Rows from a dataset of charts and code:
····················

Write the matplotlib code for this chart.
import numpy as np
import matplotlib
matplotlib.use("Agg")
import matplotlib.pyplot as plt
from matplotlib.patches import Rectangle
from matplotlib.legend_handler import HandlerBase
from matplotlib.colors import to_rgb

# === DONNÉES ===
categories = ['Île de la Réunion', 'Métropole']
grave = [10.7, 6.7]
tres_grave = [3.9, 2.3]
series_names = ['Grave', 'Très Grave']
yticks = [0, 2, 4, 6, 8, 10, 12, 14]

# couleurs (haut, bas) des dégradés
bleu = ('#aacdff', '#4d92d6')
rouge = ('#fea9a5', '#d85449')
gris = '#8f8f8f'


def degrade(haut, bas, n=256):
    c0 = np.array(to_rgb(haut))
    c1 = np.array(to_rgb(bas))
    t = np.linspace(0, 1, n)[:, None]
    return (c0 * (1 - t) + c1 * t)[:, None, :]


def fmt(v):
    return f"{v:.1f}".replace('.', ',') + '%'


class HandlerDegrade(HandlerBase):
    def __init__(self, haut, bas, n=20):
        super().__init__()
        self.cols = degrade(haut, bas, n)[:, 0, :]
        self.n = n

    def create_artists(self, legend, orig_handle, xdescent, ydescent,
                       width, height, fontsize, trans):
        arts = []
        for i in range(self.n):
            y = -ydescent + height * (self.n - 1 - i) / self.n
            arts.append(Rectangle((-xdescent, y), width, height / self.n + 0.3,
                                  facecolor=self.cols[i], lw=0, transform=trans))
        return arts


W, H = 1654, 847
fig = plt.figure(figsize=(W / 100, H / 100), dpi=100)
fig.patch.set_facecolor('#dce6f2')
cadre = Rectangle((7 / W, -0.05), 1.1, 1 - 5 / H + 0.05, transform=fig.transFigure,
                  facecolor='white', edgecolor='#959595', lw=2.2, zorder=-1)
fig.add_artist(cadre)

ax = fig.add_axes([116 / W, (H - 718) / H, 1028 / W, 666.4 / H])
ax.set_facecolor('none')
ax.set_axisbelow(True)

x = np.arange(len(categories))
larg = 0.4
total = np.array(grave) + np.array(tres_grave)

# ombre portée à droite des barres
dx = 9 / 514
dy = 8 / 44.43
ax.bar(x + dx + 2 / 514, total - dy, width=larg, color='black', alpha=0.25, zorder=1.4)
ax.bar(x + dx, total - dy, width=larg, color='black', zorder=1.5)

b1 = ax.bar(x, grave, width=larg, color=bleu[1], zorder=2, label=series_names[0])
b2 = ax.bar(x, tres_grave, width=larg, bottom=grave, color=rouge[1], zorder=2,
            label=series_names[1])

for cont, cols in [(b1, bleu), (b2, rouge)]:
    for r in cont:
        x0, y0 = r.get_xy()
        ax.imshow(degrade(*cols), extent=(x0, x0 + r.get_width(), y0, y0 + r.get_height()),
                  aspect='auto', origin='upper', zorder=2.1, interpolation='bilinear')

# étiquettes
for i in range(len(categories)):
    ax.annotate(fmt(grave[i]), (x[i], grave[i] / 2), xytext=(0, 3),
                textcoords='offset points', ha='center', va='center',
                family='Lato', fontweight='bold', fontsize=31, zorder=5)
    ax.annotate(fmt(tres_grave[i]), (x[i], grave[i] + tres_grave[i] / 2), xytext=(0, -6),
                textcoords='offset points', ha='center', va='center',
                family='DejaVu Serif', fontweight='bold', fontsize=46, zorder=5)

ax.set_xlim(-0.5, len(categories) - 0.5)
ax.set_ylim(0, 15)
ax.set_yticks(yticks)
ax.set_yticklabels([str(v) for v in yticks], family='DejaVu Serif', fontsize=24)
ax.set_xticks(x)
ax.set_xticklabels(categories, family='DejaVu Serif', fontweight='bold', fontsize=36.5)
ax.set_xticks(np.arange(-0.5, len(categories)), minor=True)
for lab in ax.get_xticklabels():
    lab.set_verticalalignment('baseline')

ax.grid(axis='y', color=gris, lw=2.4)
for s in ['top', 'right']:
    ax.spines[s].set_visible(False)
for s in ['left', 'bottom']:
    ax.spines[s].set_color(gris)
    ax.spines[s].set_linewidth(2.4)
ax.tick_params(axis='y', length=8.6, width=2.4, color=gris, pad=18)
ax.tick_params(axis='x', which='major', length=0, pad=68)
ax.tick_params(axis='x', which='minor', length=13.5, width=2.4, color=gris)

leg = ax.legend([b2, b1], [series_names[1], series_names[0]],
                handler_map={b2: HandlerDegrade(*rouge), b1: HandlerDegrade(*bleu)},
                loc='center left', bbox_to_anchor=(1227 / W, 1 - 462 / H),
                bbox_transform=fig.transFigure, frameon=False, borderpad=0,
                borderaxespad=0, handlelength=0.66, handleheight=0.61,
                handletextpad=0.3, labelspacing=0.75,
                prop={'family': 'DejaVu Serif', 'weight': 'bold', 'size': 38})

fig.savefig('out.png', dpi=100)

····················

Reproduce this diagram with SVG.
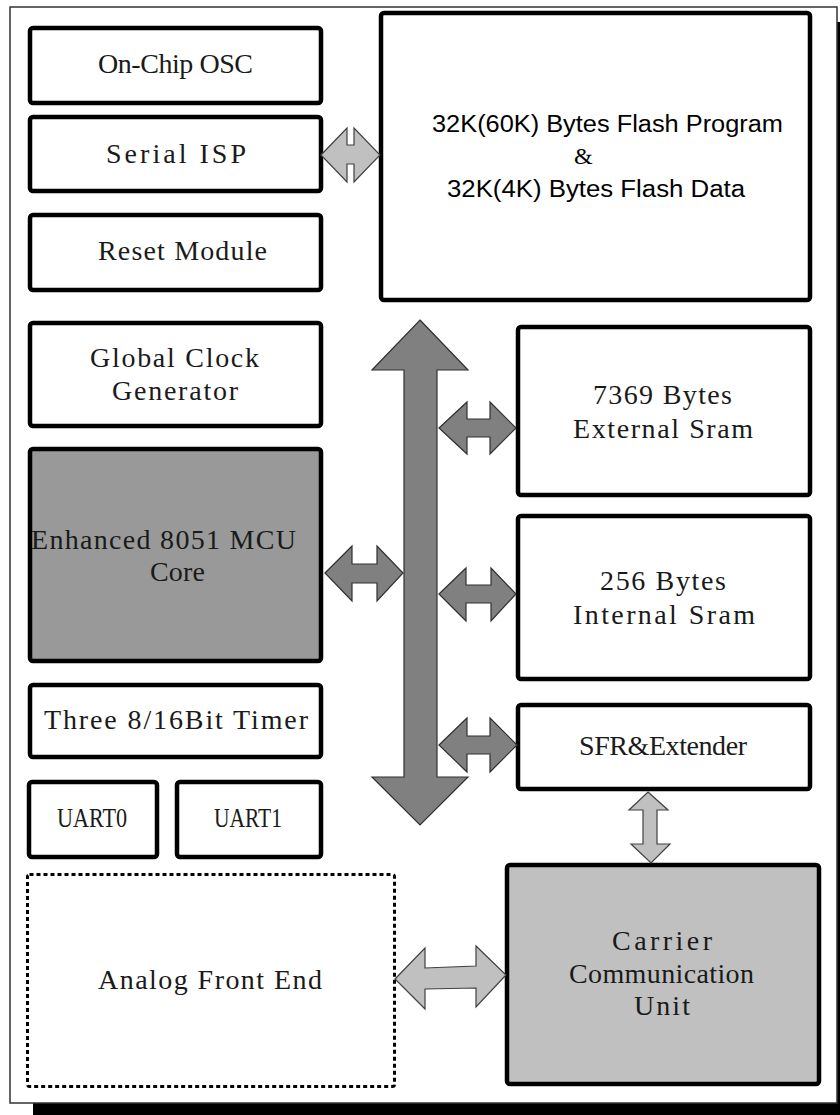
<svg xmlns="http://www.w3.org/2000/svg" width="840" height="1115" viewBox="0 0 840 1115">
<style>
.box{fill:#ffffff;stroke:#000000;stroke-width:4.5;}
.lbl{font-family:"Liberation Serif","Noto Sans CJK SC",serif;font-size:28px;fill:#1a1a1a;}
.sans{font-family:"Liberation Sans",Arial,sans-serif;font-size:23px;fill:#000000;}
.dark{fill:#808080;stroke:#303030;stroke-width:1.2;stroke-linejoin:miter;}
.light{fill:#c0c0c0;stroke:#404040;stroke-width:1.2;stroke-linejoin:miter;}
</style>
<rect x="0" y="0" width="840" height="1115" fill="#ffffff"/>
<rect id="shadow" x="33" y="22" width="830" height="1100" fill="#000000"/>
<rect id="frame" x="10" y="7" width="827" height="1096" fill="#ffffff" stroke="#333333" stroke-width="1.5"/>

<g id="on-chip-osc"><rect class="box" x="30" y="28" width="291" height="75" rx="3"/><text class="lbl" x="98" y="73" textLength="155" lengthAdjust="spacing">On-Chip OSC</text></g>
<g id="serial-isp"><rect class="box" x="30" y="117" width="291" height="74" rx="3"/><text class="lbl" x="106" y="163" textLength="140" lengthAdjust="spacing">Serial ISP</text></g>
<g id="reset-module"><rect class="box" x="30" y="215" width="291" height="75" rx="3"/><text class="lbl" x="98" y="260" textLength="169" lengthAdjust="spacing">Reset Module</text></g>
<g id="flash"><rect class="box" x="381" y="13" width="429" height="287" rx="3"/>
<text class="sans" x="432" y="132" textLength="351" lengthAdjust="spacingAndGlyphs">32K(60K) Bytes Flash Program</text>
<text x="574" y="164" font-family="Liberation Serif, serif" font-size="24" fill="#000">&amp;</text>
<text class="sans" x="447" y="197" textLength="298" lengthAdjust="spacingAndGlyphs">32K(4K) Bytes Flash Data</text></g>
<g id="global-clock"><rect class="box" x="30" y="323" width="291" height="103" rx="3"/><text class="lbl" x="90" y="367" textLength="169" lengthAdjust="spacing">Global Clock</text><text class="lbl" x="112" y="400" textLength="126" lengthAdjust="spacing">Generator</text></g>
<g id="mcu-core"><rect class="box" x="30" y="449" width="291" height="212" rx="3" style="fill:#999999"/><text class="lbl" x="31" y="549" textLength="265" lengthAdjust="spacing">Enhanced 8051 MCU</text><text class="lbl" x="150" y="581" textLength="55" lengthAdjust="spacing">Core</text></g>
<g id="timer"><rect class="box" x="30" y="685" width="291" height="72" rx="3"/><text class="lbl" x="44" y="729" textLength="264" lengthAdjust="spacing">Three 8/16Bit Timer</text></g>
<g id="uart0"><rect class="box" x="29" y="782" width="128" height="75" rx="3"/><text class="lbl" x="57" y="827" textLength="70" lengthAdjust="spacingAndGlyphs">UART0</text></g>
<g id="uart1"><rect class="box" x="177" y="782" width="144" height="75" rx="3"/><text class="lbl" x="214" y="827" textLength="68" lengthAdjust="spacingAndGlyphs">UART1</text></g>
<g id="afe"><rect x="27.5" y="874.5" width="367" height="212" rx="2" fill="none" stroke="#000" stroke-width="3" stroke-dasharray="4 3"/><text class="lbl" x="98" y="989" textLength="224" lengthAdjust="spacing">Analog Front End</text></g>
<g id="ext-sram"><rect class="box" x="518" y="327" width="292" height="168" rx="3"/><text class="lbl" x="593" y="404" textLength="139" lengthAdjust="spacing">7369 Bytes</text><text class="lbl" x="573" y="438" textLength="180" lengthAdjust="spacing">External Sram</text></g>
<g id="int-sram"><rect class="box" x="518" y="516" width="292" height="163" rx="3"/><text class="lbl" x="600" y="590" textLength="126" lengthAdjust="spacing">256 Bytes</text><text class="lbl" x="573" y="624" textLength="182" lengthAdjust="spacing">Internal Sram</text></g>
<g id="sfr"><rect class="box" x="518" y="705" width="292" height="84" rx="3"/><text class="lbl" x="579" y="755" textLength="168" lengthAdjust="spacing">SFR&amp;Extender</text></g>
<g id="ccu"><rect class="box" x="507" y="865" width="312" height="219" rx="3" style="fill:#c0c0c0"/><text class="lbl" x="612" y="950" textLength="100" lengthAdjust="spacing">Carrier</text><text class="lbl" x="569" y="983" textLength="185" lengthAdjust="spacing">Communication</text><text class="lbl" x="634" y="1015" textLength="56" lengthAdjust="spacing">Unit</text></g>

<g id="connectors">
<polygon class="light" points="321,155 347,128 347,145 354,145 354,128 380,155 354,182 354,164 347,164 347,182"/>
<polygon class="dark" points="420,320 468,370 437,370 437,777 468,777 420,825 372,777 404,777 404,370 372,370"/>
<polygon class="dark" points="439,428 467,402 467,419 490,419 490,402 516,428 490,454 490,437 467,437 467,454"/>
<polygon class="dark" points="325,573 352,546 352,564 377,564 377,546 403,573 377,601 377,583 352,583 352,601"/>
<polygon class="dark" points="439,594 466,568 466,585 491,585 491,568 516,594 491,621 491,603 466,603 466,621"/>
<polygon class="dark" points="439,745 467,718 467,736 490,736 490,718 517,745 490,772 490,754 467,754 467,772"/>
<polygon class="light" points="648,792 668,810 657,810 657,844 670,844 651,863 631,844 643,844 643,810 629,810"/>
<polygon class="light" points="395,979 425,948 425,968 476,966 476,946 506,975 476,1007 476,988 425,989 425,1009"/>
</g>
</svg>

····················

Problem description. Extract exactly and only the lines above from the line containing "Write the matplotlib code for this chart." through the line containing "from matplotlib.colors import to_rgb", both end lines included.

Solved exercise.
Write the matplotlib code for this chart.
import numpy as np
import matplotlib
matplotlib.use("Agg")
import matplotlib.pyplot as plt
from matplotlib.patches import Rectangle
from matplotlib.legend_handler import HandlerBase
from matplotlib.colors import to_rgb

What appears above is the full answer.